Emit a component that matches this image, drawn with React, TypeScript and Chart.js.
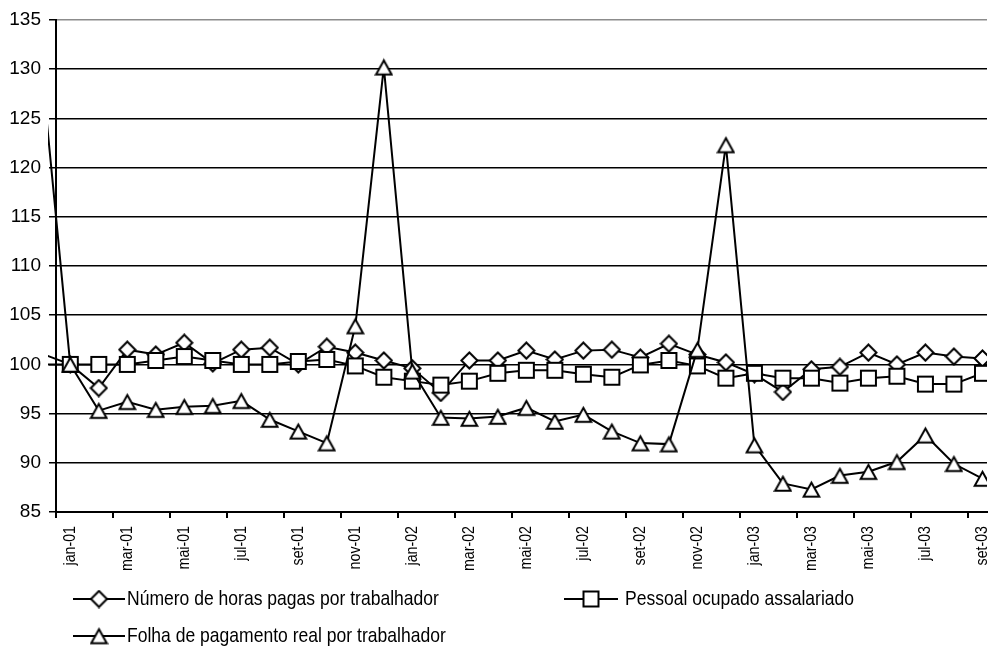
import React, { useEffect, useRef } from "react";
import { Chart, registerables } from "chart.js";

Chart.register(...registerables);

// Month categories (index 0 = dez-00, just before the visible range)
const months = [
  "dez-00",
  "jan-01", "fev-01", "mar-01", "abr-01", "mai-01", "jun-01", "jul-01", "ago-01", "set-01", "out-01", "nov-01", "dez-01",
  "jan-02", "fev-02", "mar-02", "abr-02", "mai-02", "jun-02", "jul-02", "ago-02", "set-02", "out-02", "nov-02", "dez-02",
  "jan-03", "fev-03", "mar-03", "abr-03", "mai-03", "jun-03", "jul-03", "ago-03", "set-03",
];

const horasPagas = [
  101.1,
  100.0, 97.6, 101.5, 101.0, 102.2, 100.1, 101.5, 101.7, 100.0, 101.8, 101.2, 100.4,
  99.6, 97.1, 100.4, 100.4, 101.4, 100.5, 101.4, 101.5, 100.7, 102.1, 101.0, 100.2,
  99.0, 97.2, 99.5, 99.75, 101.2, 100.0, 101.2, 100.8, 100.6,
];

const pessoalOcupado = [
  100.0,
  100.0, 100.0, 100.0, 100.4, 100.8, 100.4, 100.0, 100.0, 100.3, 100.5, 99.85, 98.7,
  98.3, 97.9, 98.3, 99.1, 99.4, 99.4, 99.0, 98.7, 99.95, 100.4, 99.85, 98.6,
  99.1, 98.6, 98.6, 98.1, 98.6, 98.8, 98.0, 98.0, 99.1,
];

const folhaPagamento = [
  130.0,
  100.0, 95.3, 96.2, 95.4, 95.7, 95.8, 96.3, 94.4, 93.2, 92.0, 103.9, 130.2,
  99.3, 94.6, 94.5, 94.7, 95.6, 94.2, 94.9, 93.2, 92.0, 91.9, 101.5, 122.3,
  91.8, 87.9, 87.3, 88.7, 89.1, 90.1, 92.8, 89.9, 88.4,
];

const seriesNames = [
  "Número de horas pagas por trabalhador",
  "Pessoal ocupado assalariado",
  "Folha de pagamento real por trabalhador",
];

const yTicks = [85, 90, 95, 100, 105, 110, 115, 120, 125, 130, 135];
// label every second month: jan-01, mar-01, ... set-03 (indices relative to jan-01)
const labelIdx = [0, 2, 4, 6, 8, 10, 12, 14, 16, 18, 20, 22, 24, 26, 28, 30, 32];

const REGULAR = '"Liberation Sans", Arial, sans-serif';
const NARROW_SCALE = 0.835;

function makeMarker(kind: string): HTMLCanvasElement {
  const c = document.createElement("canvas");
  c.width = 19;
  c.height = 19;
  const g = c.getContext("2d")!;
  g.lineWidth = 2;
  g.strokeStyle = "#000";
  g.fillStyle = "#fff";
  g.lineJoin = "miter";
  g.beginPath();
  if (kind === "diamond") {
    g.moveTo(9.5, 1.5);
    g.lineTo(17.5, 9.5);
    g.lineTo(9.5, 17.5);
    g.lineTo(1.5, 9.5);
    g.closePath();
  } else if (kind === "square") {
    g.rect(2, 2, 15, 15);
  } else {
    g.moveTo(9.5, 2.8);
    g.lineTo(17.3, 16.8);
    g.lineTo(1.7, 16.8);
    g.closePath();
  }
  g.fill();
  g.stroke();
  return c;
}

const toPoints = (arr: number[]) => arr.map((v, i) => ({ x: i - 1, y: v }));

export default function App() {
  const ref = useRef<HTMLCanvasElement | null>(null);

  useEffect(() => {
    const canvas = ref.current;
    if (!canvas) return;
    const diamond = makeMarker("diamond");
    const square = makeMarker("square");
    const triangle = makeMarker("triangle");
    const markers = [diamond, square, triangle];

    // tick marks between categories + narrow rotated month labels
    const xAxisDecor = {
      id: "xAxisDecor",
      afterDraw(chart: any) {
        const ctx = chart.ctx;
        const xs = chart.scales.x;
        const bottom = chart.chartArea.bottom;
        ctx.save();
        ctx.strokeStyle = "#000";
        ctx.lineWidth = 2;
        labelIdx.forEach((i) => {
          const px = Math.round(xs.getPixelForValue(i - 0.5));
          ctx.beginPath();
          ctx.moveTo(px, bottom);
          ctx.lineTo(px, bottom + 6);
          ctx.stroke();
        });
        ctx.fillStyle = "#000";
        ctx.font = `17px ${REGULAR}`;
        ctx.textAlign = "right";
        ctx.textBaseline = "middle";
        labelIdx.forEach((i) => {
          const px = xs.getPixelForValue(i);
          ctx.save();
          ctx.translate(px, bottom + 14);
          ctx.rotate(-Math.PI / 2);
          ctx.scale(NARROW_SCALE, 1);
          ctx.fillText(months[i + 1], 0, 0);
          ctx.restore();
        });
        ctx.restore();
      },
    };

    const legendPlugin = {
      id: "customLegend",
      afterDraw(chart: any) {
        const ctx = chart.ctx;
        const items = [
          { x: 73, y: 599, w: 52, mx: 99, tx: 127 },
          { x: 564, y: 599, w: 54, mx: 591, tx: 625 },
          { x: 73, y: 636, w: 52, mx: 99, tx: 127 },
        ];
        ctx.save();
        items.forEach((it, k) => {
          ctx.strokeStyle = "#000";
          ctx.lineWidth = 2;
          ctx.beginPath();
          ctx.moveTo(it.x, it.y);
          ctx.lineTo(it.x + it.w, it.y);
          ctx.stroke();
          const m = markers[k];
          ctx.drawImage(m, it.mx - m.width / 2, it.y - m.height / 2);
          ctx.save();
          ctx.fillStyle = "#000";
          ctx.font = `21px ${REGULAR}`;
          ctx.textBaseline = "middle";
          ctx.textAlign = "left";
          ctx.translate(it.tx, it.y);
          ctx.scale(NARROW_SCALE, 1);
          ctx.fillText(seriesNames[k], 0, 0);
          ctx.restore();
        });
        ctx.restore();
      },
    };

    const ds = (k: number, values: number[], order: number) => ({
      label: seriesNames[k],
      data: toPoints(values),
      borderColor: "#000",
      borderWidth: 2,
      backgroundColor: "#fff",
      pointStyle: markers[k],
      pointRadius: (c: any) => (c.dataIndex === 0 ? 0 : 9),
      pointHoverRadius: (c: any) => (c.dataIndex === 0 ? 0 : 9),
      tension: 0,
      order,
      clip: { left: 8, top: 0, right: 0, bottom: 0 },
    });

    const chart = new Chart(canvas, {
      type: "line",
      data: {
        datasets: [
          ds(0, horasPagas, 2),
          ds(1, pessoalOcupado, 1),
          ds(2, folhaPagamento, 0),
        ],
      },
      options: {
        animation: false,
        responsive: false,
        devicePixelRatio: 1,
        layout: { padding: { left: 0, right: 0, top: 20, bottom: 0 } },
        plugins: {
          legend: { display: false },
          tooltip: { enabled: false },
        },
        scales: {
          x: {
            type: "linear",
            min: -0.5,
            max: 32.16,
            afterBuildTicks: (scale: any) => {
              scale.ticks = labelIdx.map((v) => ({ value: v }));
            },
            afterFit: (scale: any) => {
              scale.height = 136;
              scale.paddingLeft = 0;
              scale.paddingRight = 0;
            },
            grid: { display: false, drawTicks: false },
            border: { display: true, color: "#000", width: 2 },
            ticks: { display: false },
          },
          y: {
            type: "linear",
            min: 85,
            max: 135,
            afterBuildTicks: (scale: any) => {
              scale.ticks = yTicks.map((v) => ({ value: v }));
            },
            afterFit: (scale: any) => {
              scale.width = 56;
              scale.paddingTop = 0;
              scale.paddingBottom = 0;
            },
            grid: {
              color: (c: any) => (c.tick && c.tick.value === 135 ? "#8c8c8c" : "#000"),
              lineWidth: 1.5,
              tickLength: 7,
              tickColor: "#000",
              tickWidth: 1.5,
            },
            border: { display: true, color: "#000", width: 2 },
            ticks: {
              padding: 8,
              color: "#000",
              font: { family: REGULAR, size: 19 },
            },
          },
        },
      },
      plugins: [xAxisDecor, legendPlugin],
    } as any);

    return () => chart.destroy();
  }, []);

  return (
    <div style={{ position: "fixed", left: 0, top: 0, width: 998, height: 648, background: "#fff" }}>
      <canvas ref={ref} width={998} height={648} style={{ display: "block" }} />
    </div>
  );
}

▸ What to do
Leave out the pictures and repeat exactly the lines from the start of the material through the line that contains "Chart.register(...registerables);", both included.

▸ Exercise response
Emit a component that matches this image, drawn with React, TypeScript and Chart.js.
import React, { useEffect, useRef } from "react";
import { Chart, registerables } from "chart.js";

Chart.register(...registerables);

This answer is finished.